£30,000 levy causes UK non-dom exodus

Bank of England

Business Digest: 16,000 non-doms leave country because of irritating levy

LAST UPDATED AT 11:45 ON Thu 13 Jan 2011

The number of non-dom residents in the UK dropped by almost 16,000 in a year after the Labour government brought in its £30,000 levy for the right to keep income and capital gains earned abroad beyond the Revenue’s clutches, official figures show.
 
HM Revenue and Customs has confirmed the number was down from 139,000 to 123,000 (11.5 per cent) in the year 2008-09 –  the first decline seen for five years.
 
Law firm McGrigors, which procured the figures under a Freedom of Information request, said: “It has been sufficiently irritating to drive thousands of them overseas."
 
“Unfortunately many of these high net worths will have taken the £30,000 annual levy as a message that the UK is not such a welcoming home to them.
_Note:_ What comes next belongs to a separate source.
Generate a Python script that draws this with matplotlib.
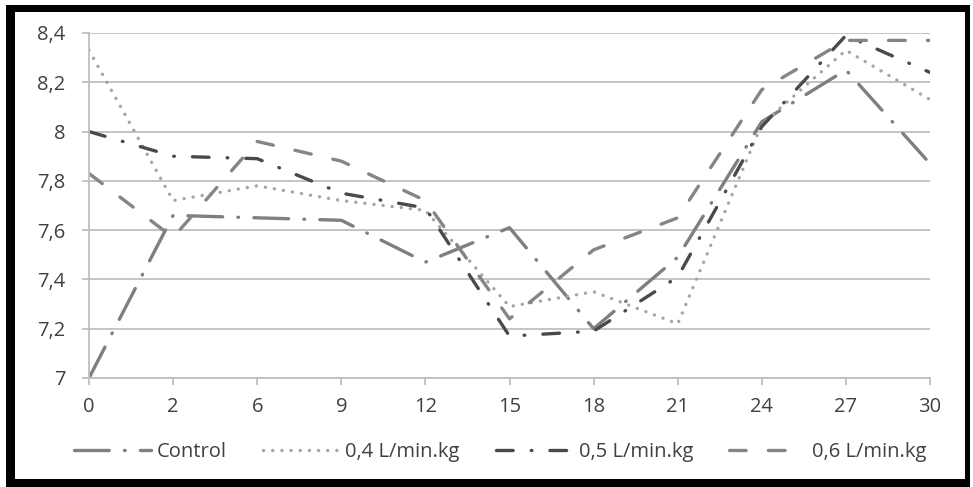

The spending power that has been lost to the UK economy is surely going to be far in excess of the income gained by the Treasury.”
 
HMRC collected £162m in the 2008/2009 tax year as a result of the levy, whereas non-doms are estimated to pay around £4bn in income tax each year on top of £3bn in other taxes such as capital gains, VAT and stamp duty. Based on those figures, an 11.5 per cent fall in non-doms equates to a loss in tax revenue of £800m.